The increase of money pouring into the Big Ten has not only been good for the schools. According to tax filings by the conference, Big Ten Commissioner Jim Delany's salary jumped from $383,000 in 2000 to $1.2 million in 2011. The Big Ten's overall revenue increased from $85.2 million in 2000 to $217.7 million by 2008 and to $265 million by 2011.
While the conference's tax filings do not break down how much the Big Ten earned from its television network, which is 51 percent owned by Fox TV, it does provide some clues as to the network's overall value.
In 2010 the value of the Big Ten's 49 percent ownership interest in the network was calculated to be $14.5 million. One year later, the value of the conference's ownership interest jumped to $76 million. "Going in next year, that number is going to increase again," said Brad Traviolia, Big Ten treasurer.
But Traviolia declined to disclose how much revenue the Big Ten specifically earned annually from the Big Ten Network or even how much the conference netted from its inaugural football championship game. "We don't break out, our ESPN agreement is worth this, our Big Ten Network agreement is worth that," he said.
The tax filings do provide some sketchy, though dated, evidence of how even a decade ago television revenue was becoming more important to the Big Ten.
In 2000, television broadcast royalties accounted for $42.3 million of the Big Ten's $78.9 million in distributable revenue. The conference, in contrast, got $14.1 million that same year from taking part in the Rose Bowl, Orange Bowl and Bowl Championship Series.
Two years later, TV royalties accounted for $62.4 million of the Big Ten's $97.8 million in distributable revenue. Bowl game revenues that year totaled $15.9 million.
Incentive to join
Even though the Big Ten does not now release such breakdowns, those are the type of figures that have enticed Rutgers and Maryland to join.
For Maryland, which will start Big Ten play in 2014, the additional money will hopefully help turn around an athletic program with pressing needs.
An internal report by the university in 2011 estimated that -- without the jump to the Big Ten -- the school's 27 intercollegiate sports teams would have a $17.2 million cumulative deficit by 2017. The school recently eliminated seven sports teams.
The study showed that while Maryland was projected to invest $72,997 per student athlete in 2013, it lagged far behind other schools in the Atlantic Coast Conference, which Maryland will be leaving. Florida State invests $128,700 per student athlete, and the University of Miami spends $116,914, the study said.
When the ACC recently renegotiated its own TV contracts, University of Maryland Assistant Vice President Brian Ullmann said the school's annual conference revenue jumped from roughly $12 million to $17 million. But Ullmann said the Big Ten had too many tempting advantages like its own network -- the ACC, he said, has nothing that compares -- and the fact that the Big Ten would soon likely have another windfall when it renegotiated its own major TV contracts.
"Having an equity stake in what we think is an enormously popular and lucrative channel" is a benefit of the Big Ten Network, he said.

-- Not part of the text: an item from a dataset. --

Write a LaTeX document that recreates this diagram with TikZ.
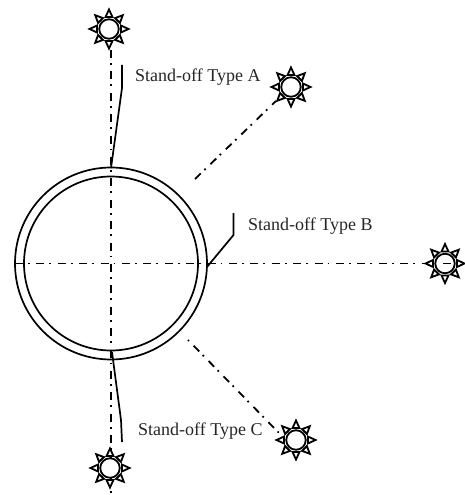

In Minnesota, the Big Ten's focus on generating cash, realigning the conference and expanding its TV presence continue to make some uneasy.
Peggy Lucas, another longtime donor who gave $25,000 to help build the school's Ridder Arena, said she is confused by the ever-changing world of big-time college athletics, even though Maturi regularly briefed her and others of how the Big Ten money was being spent.
"I think it's all about money," Lucas said of the Big Ten's expansion. "Where does it stop?"